“I touch my own skin, and it tells me that before there was any harm, there was miracle.”
― Adrienne Maree Brown, Pleasure Activism: The Politics of Feeling Good
Haven’t they moved like rivers—
like Glory, like light—
over the seven days of your body?
-Natalie Diaz, “These Hands, If Not Gods”
I’ve been thinking a lot about solo sex…and doing a lot more of it.
Even though I fell off the orgasm a day band wagon earlier in the spring, I’ve sort of inadvertently put myself back on it. Perhaps because starting to see someone has sparked a flood of desire in my body, and sometimes the only thing that has allowed me to shut off my fantasies and get some sleep has been to let myself have an orgasm, perhaps because all the masturbation education content I’m getting on Instagram for National Masturbation Month has put it more at the forefront of my subconscious, perhaps because of that carriage scene in Season 3 of Bridgerton or how Andrew Scott aka the Hot Priest in Fleabag voiced an erotic audio for Quinn, perhaps just because my body is feeling more sexual lately…regardless, I’ve been enjoying it, and as I wrote about last week, I’ve been having some profound experiences with my body and pleasure.
Something I’ve struggled with, however, is to see solo sex as a form of sex.
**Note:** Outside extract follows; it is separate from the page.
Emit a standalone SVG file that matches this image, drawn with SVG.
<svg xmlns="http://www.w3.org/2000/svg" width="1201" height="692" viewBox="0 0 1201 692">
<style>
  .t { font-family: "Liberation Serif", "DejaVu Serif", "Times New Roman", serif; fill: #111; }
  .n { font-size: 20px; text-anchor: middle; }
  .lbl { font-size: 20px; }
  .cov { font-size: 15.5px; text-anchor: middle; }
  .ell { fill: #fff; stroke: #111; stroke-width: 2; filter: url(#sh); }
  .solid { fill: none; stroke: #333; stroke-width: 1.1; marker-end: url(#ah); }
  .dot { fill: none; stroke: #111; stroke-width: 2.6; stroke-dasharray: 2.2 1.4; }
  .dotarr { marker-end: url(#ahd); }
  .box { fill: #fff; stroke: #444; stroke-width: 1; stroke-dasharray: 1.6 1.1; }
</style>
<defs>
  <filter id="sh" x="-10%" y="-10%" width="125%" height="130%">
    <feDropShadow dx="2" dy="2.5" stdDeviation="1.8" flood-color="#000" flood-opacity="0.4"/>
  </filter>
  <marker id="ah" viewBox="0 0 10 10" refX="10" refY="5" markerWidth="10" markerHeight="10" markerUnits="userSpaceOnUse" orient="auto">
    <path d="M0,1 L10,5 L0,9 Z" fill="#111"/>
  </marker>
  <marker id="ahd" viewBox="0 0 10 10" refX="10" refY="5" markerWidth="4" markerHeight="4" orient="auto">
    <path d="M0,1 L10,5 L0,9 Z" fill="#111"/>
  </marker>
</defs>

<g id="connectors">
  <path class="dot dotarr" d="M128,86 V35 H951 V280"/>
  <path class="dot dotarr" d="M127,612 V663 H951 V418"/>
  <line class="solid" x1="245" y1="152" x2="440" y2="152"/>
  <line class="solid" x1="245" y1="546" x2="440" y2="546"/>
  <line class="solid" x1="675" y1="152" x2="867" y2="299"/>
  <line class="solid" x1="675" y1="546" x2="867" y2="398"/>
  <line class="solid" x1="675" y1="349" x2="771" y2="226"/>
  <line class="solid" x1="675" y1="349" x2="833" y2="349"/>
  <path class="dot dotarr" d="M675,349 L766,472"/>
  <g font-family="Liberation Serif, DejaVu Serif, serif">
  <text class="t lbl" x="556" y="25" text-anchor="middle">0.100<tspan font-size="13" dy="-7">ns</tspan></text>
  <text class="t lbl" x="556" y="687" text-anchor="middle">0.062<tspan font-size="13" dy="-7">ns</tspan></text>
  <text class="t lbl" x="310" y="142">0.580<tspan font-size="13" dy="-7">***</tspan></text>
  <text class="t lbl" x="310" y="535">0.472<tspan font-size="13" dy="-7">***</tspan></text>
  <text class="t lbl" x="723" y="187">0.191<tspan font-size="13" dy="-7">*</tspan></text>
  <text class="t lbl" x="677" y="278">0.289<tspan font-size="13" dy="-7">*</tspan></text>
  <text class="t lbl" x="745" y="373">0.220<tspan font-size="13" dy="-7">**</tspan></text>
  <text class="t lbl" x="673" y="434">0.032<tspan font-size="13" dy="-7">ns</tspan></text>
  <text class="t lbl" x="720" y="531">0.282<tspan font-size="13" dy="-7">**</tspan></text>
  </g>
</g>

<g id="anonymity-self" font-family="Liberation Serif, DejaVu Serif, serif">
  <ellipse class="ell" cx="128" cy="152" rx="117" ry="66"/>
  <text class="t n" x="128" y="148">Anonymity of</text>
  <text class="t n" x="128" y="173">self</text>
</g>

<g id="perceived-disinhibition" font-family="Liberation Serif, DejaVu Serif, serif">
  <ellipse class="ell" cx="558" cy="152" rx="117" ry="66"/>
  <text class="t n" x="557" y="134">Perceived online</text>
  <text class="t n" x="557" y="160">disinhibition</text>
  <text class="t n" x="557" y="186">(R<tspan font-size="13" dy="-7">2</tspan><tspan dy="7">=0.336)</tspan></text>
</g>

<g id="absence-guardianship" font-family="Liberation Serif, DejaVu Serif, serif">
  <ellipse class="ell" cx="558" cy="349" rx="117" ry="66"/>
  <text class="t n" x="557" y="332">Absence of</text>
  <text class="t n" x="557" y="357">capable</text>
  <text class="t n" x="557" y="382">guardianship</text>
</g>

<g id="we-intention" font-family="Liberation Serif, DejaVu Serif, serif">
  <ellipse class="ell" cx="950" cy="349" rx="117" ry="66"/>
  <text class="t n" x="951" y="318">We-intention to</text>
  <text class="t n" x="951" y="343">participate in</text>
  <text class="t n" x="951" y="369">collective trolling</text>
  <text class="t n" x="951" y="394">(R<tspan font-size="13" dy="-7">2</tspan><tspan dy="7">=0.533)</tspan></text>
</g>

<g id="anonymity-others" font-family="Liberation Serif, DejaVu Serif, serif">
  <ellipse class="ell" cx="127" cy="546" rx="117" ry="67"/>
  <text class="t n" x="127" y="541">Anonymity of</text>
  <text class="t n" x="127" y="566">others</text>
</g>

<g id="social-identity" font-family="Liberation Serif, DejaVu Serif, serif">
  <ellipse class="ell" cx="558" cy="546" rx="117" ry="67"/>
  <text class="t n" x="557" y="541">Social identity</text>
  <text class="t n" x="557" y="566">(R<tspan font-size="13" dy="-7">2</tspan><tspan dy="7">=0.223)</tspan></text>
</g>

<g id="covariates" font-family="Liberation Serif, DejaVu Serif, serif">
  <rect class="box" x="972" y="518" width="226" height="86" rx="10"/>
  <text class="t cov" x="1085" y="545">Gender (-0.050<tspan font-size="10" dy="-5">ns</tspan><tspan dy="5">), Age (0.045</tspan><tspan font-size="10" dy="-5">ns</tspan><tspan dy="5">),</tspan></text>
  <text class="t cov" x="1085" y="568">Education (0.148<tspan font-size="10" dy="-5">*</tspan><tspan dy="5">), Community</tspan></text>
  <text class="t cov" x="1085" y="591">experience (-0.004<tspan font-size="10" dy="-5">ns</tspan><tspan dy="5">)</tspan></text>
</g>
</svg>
For most of my life, it’s been something shameful, something I only do when I’m single or away from my partner. Until these past few years, I didn’t even count it as a form of sex — unless I was doing it to put on a show for my partner, of course.
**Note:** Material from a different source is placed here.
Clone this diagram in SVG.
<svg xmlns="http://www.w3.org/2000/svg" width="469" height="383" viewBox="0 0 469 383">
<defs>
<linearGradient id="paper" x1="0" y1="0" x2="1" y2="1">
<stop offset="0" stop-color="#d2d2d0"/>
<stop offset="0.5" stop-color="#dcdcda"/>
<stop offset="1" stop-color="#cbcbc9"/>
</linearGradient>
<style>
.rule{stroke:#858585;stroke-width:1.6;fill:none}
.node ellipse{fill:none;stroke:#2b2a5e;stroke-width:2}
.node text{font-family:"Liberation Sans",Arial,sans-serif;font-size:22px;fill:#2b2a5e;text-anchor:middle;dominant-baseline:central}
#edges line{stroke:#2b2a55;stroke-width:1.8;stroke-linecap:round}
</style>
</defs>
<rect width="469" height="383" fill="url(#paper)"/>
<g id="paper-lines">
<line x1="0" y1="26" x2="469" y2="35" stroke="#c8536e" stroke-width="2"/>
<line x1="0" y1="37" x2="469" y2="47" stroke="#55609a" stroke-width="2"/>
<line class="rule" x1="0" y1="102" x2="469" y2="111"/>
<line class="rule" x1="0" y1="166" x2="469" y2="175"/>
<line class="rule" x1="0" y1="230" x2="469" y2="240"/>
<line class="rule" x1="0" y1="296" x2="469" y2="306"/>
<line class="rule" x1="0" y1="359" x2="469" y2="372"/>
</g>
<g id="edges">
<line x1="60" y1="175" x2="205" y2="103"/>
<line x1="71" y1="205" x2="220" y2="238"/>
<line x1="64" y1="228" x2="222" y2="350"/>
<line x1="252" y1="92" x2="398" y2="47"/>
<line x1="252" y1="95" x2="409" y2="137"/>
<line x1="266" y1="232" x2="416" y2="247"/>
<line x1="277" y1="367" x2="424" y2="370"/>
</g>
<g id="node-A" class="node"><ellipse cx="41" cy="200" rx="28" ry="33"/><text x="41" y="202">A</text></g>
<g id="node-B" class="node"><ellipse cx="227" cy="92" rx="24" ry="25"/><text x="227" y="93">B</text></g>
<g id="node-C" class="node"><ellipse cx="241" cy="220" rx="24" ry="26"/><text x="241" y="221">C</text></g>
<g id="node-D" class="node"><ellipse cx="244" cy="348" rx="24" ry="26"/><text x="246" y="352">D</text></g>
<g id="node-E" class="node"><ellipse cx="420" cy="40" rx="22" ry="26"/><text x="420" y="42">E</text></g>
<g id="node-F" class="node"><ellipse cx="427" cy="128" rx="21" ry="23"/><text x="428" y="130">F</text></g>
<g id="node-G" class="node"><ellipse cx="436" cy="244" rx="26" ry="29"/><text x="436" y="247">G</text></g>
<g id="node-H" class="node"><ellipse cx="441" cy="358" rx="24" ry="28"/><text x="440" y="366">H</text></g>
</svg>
Over these past few years as I’ve been traveling and healing, my relationship to it has certainly shifted. I’ve spent a lot of time alone and in digital nomad communities and have been largely celibate. This was something that for a while I felt shame about because I felt like I should have been having sex while I was going on all those adventures, especially as someone who was teaching and writing about sex.
But at some point over the past year, I realized that I was still indeed having sex – but that it was just with myself.
While it didn’t fulfill exactly the same needs that partnered sex did, being my own sex partner did fulfill many other needs, such as pleasure, creativity, power, love, acceptance, authenticity, and growth. Like partnered sex, it wasn’t always mind blowing, but there were times where it absolutely was.
Since having this realization, I’ve been trying to shift the way that I conceptualize solo sex. I’ve been thinking about solo sex being just what its name suggests — a form of sex.
I know it seems odd to think of it that way. We’re so conditioned to think that sex with a partner is the only real form of sex. That sex with ourselves is only done when we don’t have a partner, that we only do it because it’s our only option for sexual release, that it’s a less valid way to access pleasure.
But what if it’s not?
While writing this newsletter, I re-read one of my favorite poems, “These Hands, If Not Gods” by poet Natalie Diaz. I’ve always read it as being about the sex that someone is having with another person, but this time, I read it as if the speaker is talking about herself and her own hands, and I don’t know, there was something really beautiful about that. Seeing ourselves with reverence, seeing our pleasure as transformative, seeing our bodies as divine – what an extraordinary state to embody.
So what if we could be our own lovers? What if we treated solo sex the way that we treated our lovers in the midst of new relationship energy – with passion, care, and adoration? What if we spent time touching and exploring our bodies and cultivated that relationship with tenderness and awe? While that is certainly not the standard we could meet every time, given the rest of our lives and our capacity, what if it was something we brought more frequently to our solo pleasure practices?
What if we could, as Diaz describes in her poem, slip a thumb into our own mouths and taste it all, learn how to take both the apple and the rib?